Ada banyak makna “pulang”, yang pasti menyenangkan. Lonceng yang paling ditunggu anak-anak sekolah saat di kelas adalah lonceng pulang. Semua perantau, menunggu gembira saat-saat pulang. Apalagi pulang kampung saat lebaran, menyenangkan dan menggairahkan. Kecuali mungkin “pulang kampung” karena kalah setelah bertanding; sedih dan tak bersemangat.
Kata “pulang” memang menggairahkan; Ebiet G. Ade membuatnya menjadi lagu ” Aku ingin pulang”; Michael Buble membuat lirik Let me go home; dan Glen Fredly menggubahnya dengan Pulang Kampung.
Tapi ada orang yang tak ingin pulang. Siapa ? Orang yang tak punya rumah, tak punya kampung dan yang tak pernah merantau. Mereka tak ingin dan tak tahu rasanya ingin pulang. Mereka merasa sudah di rumah dan tak perlu berpikir untuk pulang. Baginya tidak ada kosakata pulang.
Makna pulang yang paling menyentuh adalah pulang kepada Allah, yang berarti bahwa manusia hidup di dunia adalah merantau. Ada kampung asal manusia, yang kelak akan jadi tempat pulangnya (sangkan paran). Mengetahui sangkan paran adalah kunci kebermaknaan hidup. Mereka yang tak mengenalnya, akan mengalami alienasi dan kehampaan hidup, yang bisa mengakibatkan kesia-siaan.
Baca Juga: Menjaga Akidah di Era Digital
Berbeda dengan pulang mudik, pulang kepada Allah adalah visi kehidupan. Ia adalah tujuan terjauh perjalanan manusia, yang jika sudah ditetapkan, akan menjadi telos yang mengantarkan kita pada tujuan akhir, sehingga dapat kita cascade menjadi road map kehidupan kita.
Pulang kepada Allah juga berbeda dengan mudik, karena manusia tidak bisa memilih, mau pulang atau tidak, tahun ini atau tahun depan. Bahkan saat pulang itu datang, manusia harus menjalaninya. Di situ yang terpenting bukan pulang atau tidak, tapi yang penting apakah Allah ridha atau tidak dengan kepulangan kita.

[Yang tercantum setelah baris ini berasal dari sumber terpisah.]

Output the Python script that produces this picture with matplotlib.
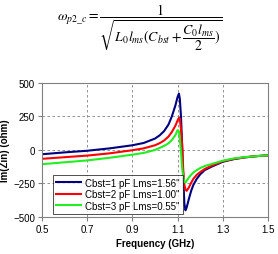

Maka pulang kepada Allah menjadi energi hidup, yang memberi kita kekuatan. Berikut beberapa hal yang perlu diperhatikan dalam rangka mempersiapkan kepulangan manusia ke kampung halaman yang sesungguhnya:
- Pulang kepada Allah, membuat kita memiliki arah yang pasti, membuat kita fokus menuju ke arah tersebut. Karena Allah yang memberi kita hidup, cinta dan kasih sayang, maka pulang kepada Allah adalah kebahagiaan abadi. Itu pasti akan menenteramkan hati, selama kita dalam perjalanan, sehingga muncul sifat sabar, ikhlas dan gigih (rescilience).
- Pulang kepada Allah membuat kita terkait dengan pertanggungjawaban perbuatan. Ini akan memastikan perbuatan kita fokus pada kebaikan dan manfaat, selama di dunia, dan menghindari mudharat, kerusakan dan pertikaian.
- Pulang kepada Allah akan mendorong kita utk bergegas melakukan kebaikan, karena kuta sadar bahwa waktu yang diberikan Allah kepada kita, terbatas. Bergegas adalah cara terbaik untuk meraih prestasi dan produktif. Bergegas adalah cata untuk one step ahead.
- Pulang kepada Allah mendorong antusiasme untuk selalu produktif; bahwa kebaikan akan dibalas dengan kebaikan berlipat ganda di sisi Allah, maka kita menghindari apapun yang idle dan sia-sia dalam kehidupan. Kita akan memaksimalkan apa saja untuk menjadi bermanfaat.
- Pulang kepada Allah akan membuat kita çerdas, yaitu dengan merencanakan apa saja yang akan kita kerjakan. Cukup waktu bagi kita untuk merencanakan dan mengevaluasinya.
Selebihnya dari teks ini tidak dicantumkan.